In 2009, developed countries pledged to developing ones that they would mobilize $100 billion per year by 2020 to finance efforts to mitigate climate change and adapt to its effects. Thus far, that goal has proven elusive. The Organization for Economic Cooperation and Development (OECD) has calculated that the developed world has fallen short by a significant margin. Developed countries mustered only $79.6 billion in 2019, a modest increase over the $78.3 billion mobilized in 2018. In September, Biden doubled the amount he had earlier pledged in climate aid for developing nations to $11 billion. That figure, however, requires congressional approval, which remains uncertain. Adding salt to the wound is that the financing has often come in the form of loans, saddling cash-strapped developing countries with even more debt. 

The distrust between rich and poor countries has widened during the pandemic.
Another point of contention is that the bulk of the aid has gone to mitigation efforts rather than adaptation, with the OECD estimating that a little over 20 percent of the developed countries’ climate contributions went to adaptation and 70 percent to mitigation in 2018. Adaptation is of particular interest to developing countries since they often lack the protective infrastructure, such as flood barriers, that richer nations have built. A number of African countries have expressed their displeasure with the current state of affairs and called for climate financing to increase to $1.3 trillion by 2030. Meanwhile, just days before the Glasgow meeting opens, the UK COP Presidency issued a plan that projects the developed nations will meet the $100 billion goal by 2023.

The issue of equity has previously emerged as a fault line in climate negotiations. The failure of the developed world to meet its financing goals has not served to close the distance. Moreover, much more financing is needed. According to the world’s largest asset manager, BlackRock, emerging markets could require up to $1 trillion per year to decarbonize their economies. The UN estimates that adaptation costs could range from $140 billion to $300 billion annually by 2030 and rise to $280 billion to $500 billion per year by 2050.


With participants beginning to pack their bags, the outcome of COP26 remains in doubt. Meanwhile, climate change continues its insidious spread with searing heat waves, monstrous wildfires, intense storms, and deadly flooding around the world. A recent study has found that at least 85 percent of the global population already suffers climate impacts.

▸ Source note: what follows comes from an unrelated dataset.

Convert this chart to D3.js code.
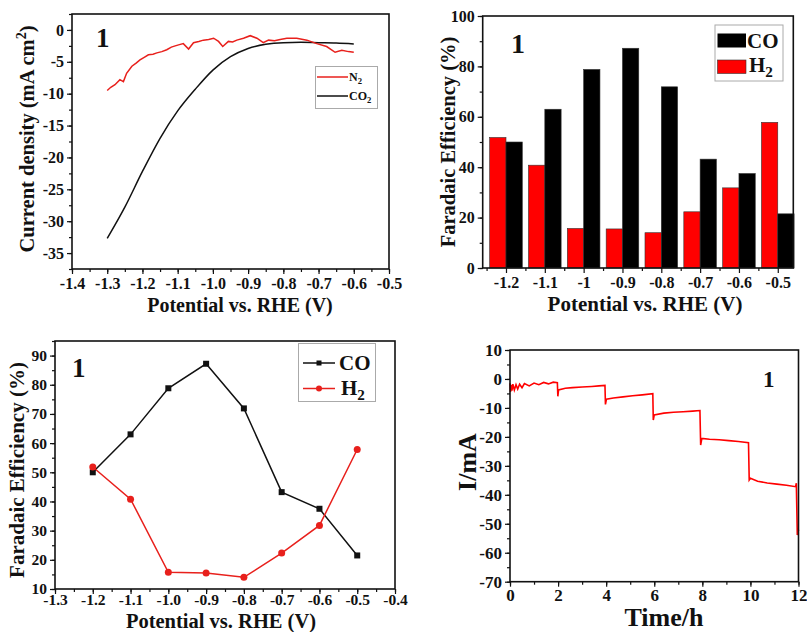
<!DOCTYPE html>
<html lang="en">
<head>
<meta charset="UTF-8">
<title>Sample 1 electrochemistry</title>
<script src="https://cdnjs.cloudflare.com/ajax/libs/d3/7.8.5/d3.min.js"></script>
<style>
body { margin: 0; background: #fff; }
svg text { font-family: "Liberation Serif", "Times New Roman", serif; font-weight: bold; fill: #111; }
.axis line { stroke: #111; stroke-width: 1.2px; }
</style>
</head>
<body>
<script>
// top left: LSV in N2 and CO2
var co2Potential = [-1.30, -1.25, -1.20, -1.15, -1.10, -1.05, -1.00, -0.95, -0.90, -0.85, -0.80, -0.75, -0.70, -0.65, -0.60];
var co2Current = [-32.7, -27.8, -22.2, -17.0, -12.7, -9.3, -6.3, -4.2, -2.9, -2.25, -2.0, -1.95, -2.0, -2.05, -2.2];
var n2Potential = [-1.300, -1.290, -1.278, -1.264, -1.254, -1.245, -1.230, -1.218, -1.207, -1.195, -1.183, -1.170,
    -1.159, -1.145, -1.131, -1.118, -1.107, -1.095, -1.084, -1.069, -1.055, -1.040, -1.027, -1.012, -0.998, -0.984,
    -0.972, -0.956, -0.944, -0.932, -0.913, -0.894, -0.875, -0.857, -0.842, -0.825, -0.809, -0.790, -0.762, -0.733,
    -0.705, -0.677, -0.653, -0.634, -0.615, -0.600];
var n2Current = [-9.5, -9.0, -8.6, -7.8, -8.1, -6.8, -5.7, -5.2, -4.7, -4.3, -3.9, -3.8,
    -3.6, -3.4, -3.1, -2.7, -2.5, -2.3, -2.15, -3.0, -2.0, -1.8, -1.6, -1.5, -1.3, -1.8,
    -2.6, -1.8, -1.9, -1.6, -1.3, -0.9, -1.3, -2.0, -1.6, -1.7, -1.5, -1.3, -1.3, -1.6,
    -2.15, -2.6, -3.5, -3.2, -3.4, -3.5];

// faradaic efficiency (bars + lines)
var fePotential = [-1.2, -1.1, -1.0, -0.9, -0.8, -0.7, -0.6, -0.5];
var feCO = [50.0, 63.0, 78.8, 87.2, 71.9, 43.2, 37.5, 21.5];
var feH2 = [51.8, 40.8, 15.7, 15.5, 14.0, 22.3, 31.8, 57.8];

// bottom right: i-t at stepped potentials
var timeH = [0, 0.02, 0.05, 0.08, 0.12, 0.18, 0.25, 0.32, 0.4, 0.5, 0.6, 0.8, 1.0, 1.2, 1.4, 1.6, 1.8, 1.97,
    1.99, 2.02, 2.3, 2.6, 3.0, 3.4, 3.7, 3.95,
    3.97, 4.01, 4.3, 4.7, 5.1, 5.5, 5.94,
    5.96, 6.0, 6.4, 6.8, 7.2, 7.6, 7.9,
    7.93, 7.98, 8.3, 8.7, 9.1, 9.5, 9.92,
    9.95, 10.0, 10.3, 10.7, 11.1, 11.5, 11.88, 11.91,
    11.95, 11.98, 12];
var currentMA = [-1.5, -4.5, -2.0, -4.0, -1.8, -3.8, -2.0, -3.5, -1.8, -3.0, -1.6, -2.4, -1.4, -2.0, -1.2, -1.7, -1.1, -1.3,
    -6.0, -3.8, -3.2, -3.0, -2.8, -2.6, -2.4, -2.2,
    -8.8, -7.0, -6.6, -6.2, -5.8, -5.5, -5.1,
    -14.2, -12.4, -11.8, -11.5, -11.3, -11.1, -10.9,
    -22.8, -20.5, -20.8, -21.0, -21.3, -21.6, -22.0,
    -34.9, -34.3, -35.3, -35.9, -36.3, -36.7, -37.2, -36.0,
    -53.9, -51.5, -52.5];

var svg = d3.select("body").append("svg")
    .attr("width", 807)
    .attr("height", 632);

function frame(x, y, xMaj, xMin, yMaj, yMin, fs, xf, yf, xPad) {
    var g = svg.append("g");
    var yb = y.range()[0], yt = y.range()[1], xl = x.range()[0], xr = x.range()[1];

    var bx = g.append("g").attr("class", "axis").attr("transform", "translate(0," + yb + ")");
    bx.call(d3.axisBottom(x).tickValues(xMin).tickSize(3).tickFormat(""));
    bx.append("g").call(d3.axisBottom(x).tickValues(xMaj).tickSize(5).tickPadding(xPad).tickFormat(xf));

    var ly = g.append("g").attr("class", "axis").attr("transform", "translate(" + xl + ",0)");
    ly.call(d3.axisLeft(y).tickValues(yMin).tickSize(3).tickFormat(""));
    ly.append("g").call(d3.axisLeft(y).tickValues(yMaj).tickSize(5).tickPadding(3).tickFormat(yf));

    g.selectAll(".domain").remove();
    g.selectAll("text")
        .style("font-family", "'Liberation Serif', 'Times New Roman', serif")
        .style("font-weight", "bold")
        .style("fill", "#111")
        .style("font-size", fs + "px");

    g.append("rect")
        .attr("x", xl).attr("y", yt)
        .attr("width", xr - xl).attr("height", yb - yt)
        .attr("fill", "none")
        .attr("stroke", "#111")
        .attr("stroke-width", 1.6);
    return g;
}

function num(v) { return String(+v.toFixed(1)); }
function fix1(v) { return v.toFixed(1); }

function yLabel(x, y, fs, txt) {
    return svg.append("text")
        .attr("transform", "translate(" + x + "," + y + ") rotate(-90)")
        .attr("text-anchor", "middle")
        .style("font-size", fs + "px")
        .text(txt);
}
function xLabel(x, y, fs, txt) {
    return svg.append("text")
        .attr("x", x).attr("y", y)
        .attr("text-anchor", "middle")
        .style("font-size", fs + "px")
        .text(txt);
}
function subText(g, x, y, fs, main, sub) {
    var t = g.append("text").attr("x", x).attr("y", y).style("font-size", fs + "px").text(main);
    t.append("tspan").attr("dy", fs * 0.25).style("font-size", (fs * 0.72) + "px").text(sub);
    return t;
}

// ---------- panel 1 ----------
var x1 = d3.scaleLinear().domain([-1.4, -0.5]).range([72, 389]);
var y1 = d3.scaleLinear().domain([-37.5, 2.5]).range([269, 14]);

svg.append("path")
    .datum(d3.range(co2Potential.length))
    .attr("fill", "none")
    .attr("stroke", "#111")
    .attr("stroke-width", 1.5)
    .attr("d", d3.line()
        .x(function(i) { return x1(co2Potential[i]); })
        .y(function(i) { return y1(co2Current[i]); })
        .curve(d3.curveMonotoneX));

svg.append("path")
    .datum(d3.range(n2Potential.length))
    .attr("fill", "none")
    .attr("stroke", "#e8201c")
    .attr("stroke-width", 1.5)
    .attr("d", d3.line()
        .x(function(i) { return x1(n2Potential[i]); })
        .y(function(i) { return y1(n2Current[i]); }));

frame(x1, y1,
    d3.range(-1.4, -0.49, 0.1), d3.range(-1.4, -0.49, 0.05),
    d3.range(-35, 0.1, 5), d3.range(-37.5, 2.6, 2.5),
    16, fix1, num, 4);

var lab1 = yLabel(34, 139, 20.5, "Current density (mA cm");
lab1.append("tspan").attr("dy", -8).style("font-size", "14px").text("2");
lab1.append("tspan").attr("dy", 8).text(")");
xLabel(240, 312, 20, "Potential vs. RHE (V)");
svg.append("text").attr("x", 96).attr("y", 47).style("font-size", "27px").text("1");

var leg1 = svg.append("g");
leg1.append("rect").attr("x", 315.5).attr("y", 66.5).attr("width", 62).attr("height", 42)
    .attr("fill", "#fff").attr("stroke", "#aaa").attr("stroke-width", 1);
leg1.append("line").attr("x1", 317).attr("x2", 348).attr("y1", 77).attr("y2", 77)
    .attr("stroke", "#e8201c").attr("stroke-width", 1.5);
leg1.append("line").attr("x1", 317).attr("x2", 348).attr("y1", 96).attr("y2", 96)
    .attr("stroke", "#111").attr("stroke-width", 1.5);
subText(leg1, 349, 81, 12, "N", "2");
subText(leg1, 349, 100, 12, "CO", "2");

// ---------- panel 2 ----------
var x2 = d3.scaleLinear().domain([-1.26, -0.46]).range([482.7, 793.3]);
var y2 = d3.scaleLinear().domain([0, 100]).range([268, 16]);
var bw = 0.042;

svg.append("g").selectAll("rect")
    .data(fePotential)
    .join("rect")
    .attr("x", function(d) { return x2(d - bw); })
    .attr("width", x2(bw) - x2(0))
    .attr("y", function(d, i) { return y2(feH2[i]); })
    .attr("height", function(d, i) { return y2(0) - y2(feH2[i]); })
    .attr("fill", "#ff0000")
    .attr("stroke", "#333")
    .attr("stroke-width", 0.6);

svg.append("g").selectAll("rect")
    .data(fePotential)
    .join("rect")
    .attr("x", function(d) { return x2(d); })
    .attr("width", x2(bw) - x2(0))
    .attr("y", function(d, i) { return y2(feCO[i]); })
    .attr("height", function(d, i) { return y2(0) - y2(feCO[i]); })
    .attr("fill", "#000")
    .attr("stroke", "#333")
    .attr("stroke-width", 0.6);

frame(x2, y2,
    fePotential, d3.range(-1.25, -0.45, 0.1),
    d3.range(0, 101, 20), d3.range(0, 101, 10),
    16, num, num, 4);

yLabel(455, 142, 20.5, "Faradaic Efficiency (%)");
xLabel(645, 311, 21, "Potential vs. RHE (V)");
svg.append("text").attr("x", 511).attr("y", 53).style("font-size", "28px").text("1");

var leg2 = svg.append("g");
leg2.append("rect").attr("x", 715).attr("y", 25).attr("width", 68).attr("height", 56)
    .attr("fill", "#fff").attr("stroke", "#aaa").attr("stroke-width", 1);
leg2.append("rect").attr("x", 717.5).attr("y", 33.5).attr("width", 28.5).attr("height", 14)
    .attr("fill", "#000");
leg2.append("rect").attr("x", 717.5).attr("y", 60).attr("width", 28.5).attr("height", 13.5)
    .attr("fill", "#ff0000").attr("stroke", "#333").attr("stroke-width", 0.6);
leg2.append("text").attr("x", 747).attr("y", 47.5).style("font-size", "21px").text("CO");
subText(leg2, 749, 72, 21, "H", "2");

// ---------- panel 3 ----------
var x3 = d3.scaleLinear().domain([-1.3, -0.4]).range([55, 395]);
var y3 = d3.scaleLinear().domain([10, 95]).range([589, 341]);

var line3 = function(vals) {
    return d3.line()
        .x(function(i) { return x3(fePotential[i]); })
        .y(function(i) { return y3(vals[i]); })(d3.range(fePotential.length));
};

svg.append("path").attr("d", line3(feCO))
    .attr("fill", "none").attr("stroke", "#111").attr("stroke-width", 1.5);
svg.append("path").attr("d", line3(feH2))
    .attr("fill", "none").attr("stroke", "#e8201c").attr("stroke-width", 1.5);

svg.append("g").selectAll("rect")
    .data(fePotential)
    .join("rect")
    .attr("x", function(d) { return x3(d) - 3; })
    .attr("y", function(d, i) { return y3(feCO[i]) - 3; })
    .attr("width", 6).attr("height", 6)
    .attr("fill", "#111");
svg.append("g").selectAll("circle")
    .data(fePotential)
    .join("circle")
    .attr("cx", function(d) { return x3(d); })
    .attr("cy", function(d, i) { return y3(feH2[i]); })
    .attr("r", 3.5)
    .attr("fill", "#e8201c");

frame(x3, y3,
    d3.range(-1.3, -0.39, 0.1), d3.range(-1.3, -0.39, 0.05),
    d3.range(10, 91, 10), d3.range(10, 96, 5),
    15.5, fix1, num, 0);

yLabel(24, 470, 21, "Faradaic Efficiency (%)");
xLabel(221, 627.5, 20.5, "Potential vs. RHE (V)");
svg.append("text").attr("x", 72).attr("y", 377).style("font-size", "27px").text("1");

var leg3 = svg.append("g");
leg3.append("rect").attr("x", 298.5).attr("y", 343.5).attr("width", 77).attr("height", 58)
    .attr("fill", "#fff").attr("stroke", "#aaa").attr("stroke-width", 1);
leg3.append("line").attr("x1", 303).attr("x2", 335).attr("y1", 363).attr("y2", 363)
    .attr("stroke", "#111").attr("stroke-width", 1.5);
leg3.append("rect").attr("x", 316.5).attr("y", 360.5).attr("width", 5).attr("height", 5).attr("fill", "#111");
leg3.append("line").attr("x1", 303).attr("x2", 335).attr("y1", 388.5).attr("y2", 388.5)
    .attr("stroke", "#e8201c").attr("stroke-width", 1.5);
leg3.append("circle").attr("cx", 319).attr("cy", 388.5).attr("r", 3).attr("fill", "#e8201c");
leg3.append("text").attr("x", 339).attr("y", 370).style("font-size", "21px").text("CO");
subText(leg3, 341, 395, 21, "H", "2");

// ---------- panel 4 ----------
var x4 = d3.scaleLinear().domain([0, 12]).range([510, 798.5]);
var y4 = d3.scaleLinear().domain([-70, 10]).range([581.7, 350]);

svg.append("path")
    .datum(d3.range(timeH.length))
    .attr("fill", "none")
    .attr("stroke", "#ff0000")
    .attr("stroke-width", 1.6)
    .attr("d", d3.line()
        .x(function(i) { return x4(timeH[i]); })
        .y(function(i) { return y4(currentMA[i]); }));

frame(x4, y4,
    d3.range(0, 12.1, 2), d3.range(0, 12.1, 1),
    d3.range(-70, 11, 10), d3.range(-70, 11, 5),
    17, num, num, 2);

yLabel(476, 462, 26, "I/mA");
xLabel(664, 626, 26, "Time/h");
svg.append("text").attr("x", 763).attr("y", 387).style("font-size", "23px").text("1");
</script>
</body>
</html>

Queen Elizabeth is right. It is beyond time for countries to “do.” Resounding success at the COP summit depends on developed nations committing to ambitious, near-term targets to bend the emission curve by 2030. The science is unforgiving. In 2019, the UN Development Program warned that global greenhouse gas emissions had to fall by 7.6 percent each year between 2020 and 2030 to stay on track to meet the Paris goal of a temperature rise limit of 1.5 degrees Celsius. Yet last year, emissions in the atmosphere rose to new record levels. Resounding success also requires clarity as to who will pay what to help developing nations going forward.

If COP26 falls short and international climate diplomacy continues to underdeliver, geopolitical tensions could increase over who is doing their fair share to reduce heating. Countries will need to devote ever-larger portions of their budgets to adaptation efforts as ever-more-extreme weather events batter their populations and economies. As conditions become increasingly inhospitable to human life, some countries could resort to other means to control temperature rise, such as “solar radiation management,” which can involve deploying giant mirrors that can send heat back into space or spraying aerosols into the stratosphere to shade sunlight and cause temporary cooling. Desperate times, after all, will require desperate measures. The task facing the participants in Glasgow is to ward off that desperation.